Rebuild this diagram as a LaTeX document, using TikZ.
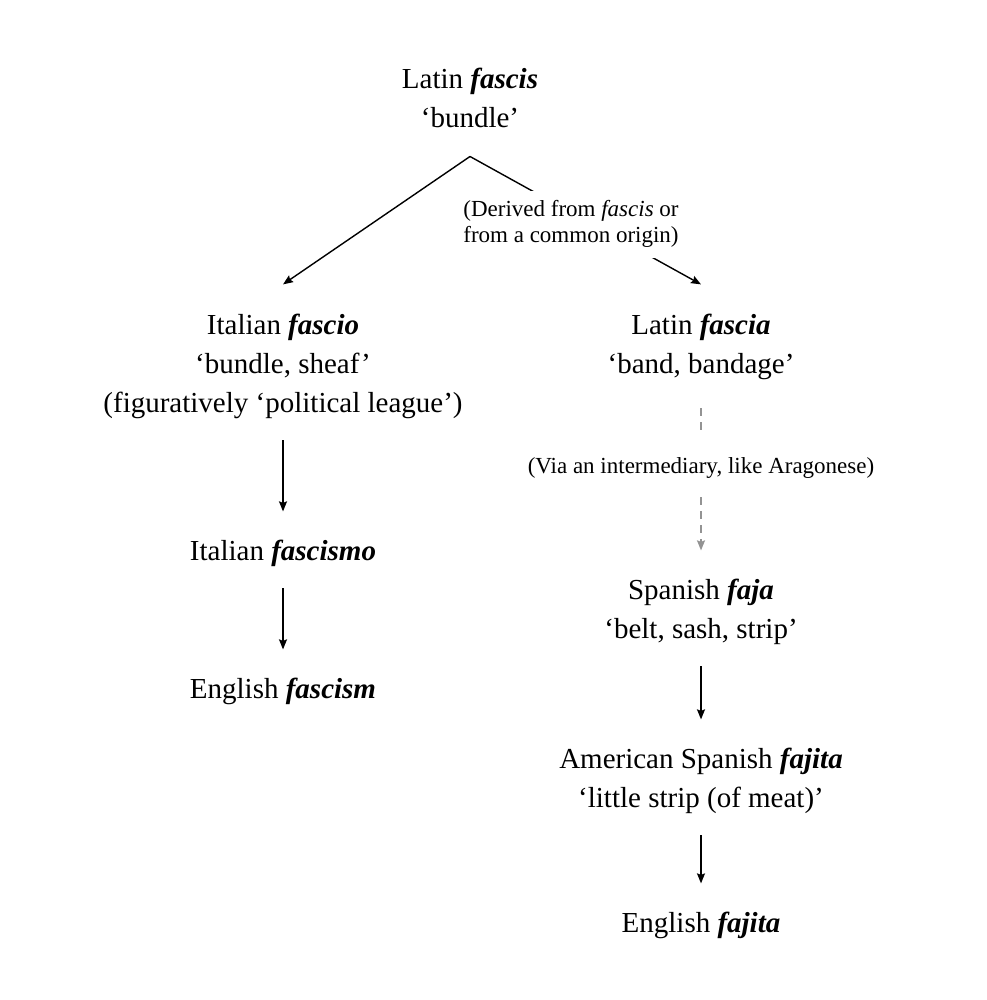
\documentclass[tikz,border=0pt]{standalone}
\usepackage{fontspec}
\setmainfont{Liberation Serif}
\usetikzlibrary{positioning, arrows.meta}
\newcommand{\word}[1]{\textbf{\textit{#1}}}
\tikzset{
  entry/.style={align=center, inner sep=0pt, anchor=base, font=\fontsize{29}{39}\selectfont},
  note/.style={align=center, inner sep=10pt, anchor=base, fill=white, font=\fontsize{23}{26}\selectfont},
  link/.style={-{Stealth[length=10pt, width=8pt, inset=1.5pt]}, line width=1.4pt, shorten <=22pt, shorten >=28pt},
  hint/.style={line width=1.4pt, gray!85, dash pattern=on 8pt off 6pt},
}

\begin{document}
\begin{tikzpicture}[x=1pt, y=-1pt]
  \useasboundingbox[fill=white] (0,0) rectangle (986,1000);

  % words (base = last line)
  \node[entry] (latin) at (470,128) {Latin \word{fascis}\\‘bundle’};
  \node[entry] (fascio) at (283,412) {Italian \word{fascio}\\‘bundle, sheaf’\\(figuratively ‘political league’)};
  \node[entry] (fascismo) at (283,560) {Italian \word{fascismo}};
  \node[entry] (fascism) at (283,698) {English \word{fascism}};
  \node[entry] (fascia) at (701,373) {Latin \word{fascia}\\‘band, bandage’};
  \node[entry, font=\fontsize{23}{26}\selectfont] (via) at (701,473) {(Via an intermediary, like Aragonese)};
  \node[entry] (faja) at (701,638) {Spanish \word{faja}\\‘belt, sash, strip’};
  \node[entry] (american) at (701,807) {American Spanish \word{fajita}\\‘little strip (of meat)’};
  \node[entry] (fajita) at (701,932) {English \word{fajita}};

  % fork
  \coordinate (fork) at ([yshift=-28pt]latin.south);
  \draw[link, shorten <=0pt, shorten >=0pt] (fork) -- ([yshift=29pt]fascio.north);
  \draw[link, shorten <=0pt, shorten >=0pt] (fork) -- ([yshift=29pt]fascia.north);
  \node[note] (derived) at (571,243) {(Derived from \textit{fascis} or\\from a common origin)};

  % arrows
  \draw[link] (fascio) -- (fascismo);
  \draw[link] (fascismo) -- (fascism);
  \draw[hint, shorten <=29pt, shorten >=25pt] (fascia) -- (via);
  \draw[link, hint, shorten <=19pt, shorten >=28pt] (via) -- (faja);
  \draw[link] (faja) -- (american);
  \draw[link] (american) -- (fajita);
\end{tikzpicture}
\end{document}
* * * *
# [Your task]
Go from the first line of the data above to the line containing "(derived) at (571,243)" and retype exactly those lines, both included, but none of the pictures.

# [Response for this exercise]
Rebuild this diagram as a LaTeX document, using TikZ.
\documentclass[tikz,border=0pt]{standalone}
\usepackage{fontspec}
\setmainfont{Liberation Serif}
\usetikzlibrary{positioning, arrows.meta}
\newcommand{\word}[1]{\textbf{\textit{#1}}}
\tikzset{
  entry/.style={align=center, inner sep=0pt, anchor=base, font=\fontsize{29}{39}\selectfont},
  note/.style={align=center, inner sep=10pt, anchor=base, fill=white, font=\fontsize{23}{26}\selectfont},
  link/.style={-{Stealth[length=10pt, width=8pt, inset=1.5pt]}, line width=1.4pt, shorten <=22pt, shorten >=28pt},
  hint/.style={line width=1.4pt, gray!85, dash pattern=on 8pt off 6pt},
}

\begin{document}
\begin{tikzpicture}[x=1pt, y=-1pt]
  \useasboundingbox[fill=white] (0,0) rectangle (986,1000);

  % words (base = last line)
  \node[entry] (latin) at (470,128) {Latin \word{fascis}\\‘bundle’};
  \node[entry] (fascio) at (283,412) {Italian \word{fascio}\\‘bundle, sheaf’\\(figuratively ‘political league’)};
  \node[entry] (fascismo) at (283,560) {Italian \word{fascismo}};
  \node[entry] (fascism) at (283,698) {English \word{fascism}};
  \node[entry] (fascia) at (701,373) {Latin \word{fascia}\\‘band, bandage’};
  \node[entry, font=\fontsize{23}{26}\selectfont] (via) at (701,473) {(Via an intermediary, like Aragonese)};
  \node[entry] (faja) at (701,638) {Spanish \word{faja}\\‘belt, sash, strip’};
  \node[entry] (american) at (701,807) {American Spanish \word{fajita}\\‘little strip (of meat)’};
  \node[entry] (fajita) at (701,932) {English \word{fajita}};

  % fork
  \coordinate (fork) at ([yshift=-28pt]latin.south);
  \draw[link, shorten <=0pt, shorten >=0pt] (fork) -- ([yshift=29pt]fascio.north);
  \draw[link, shorten <=0pt, shorten >=0pt] (fork) -- ([yshift=29pt]fascia.north);
  \node[note] (derived) at (571,243) {(Derived from \textit{fascis} or\\from a common origin)};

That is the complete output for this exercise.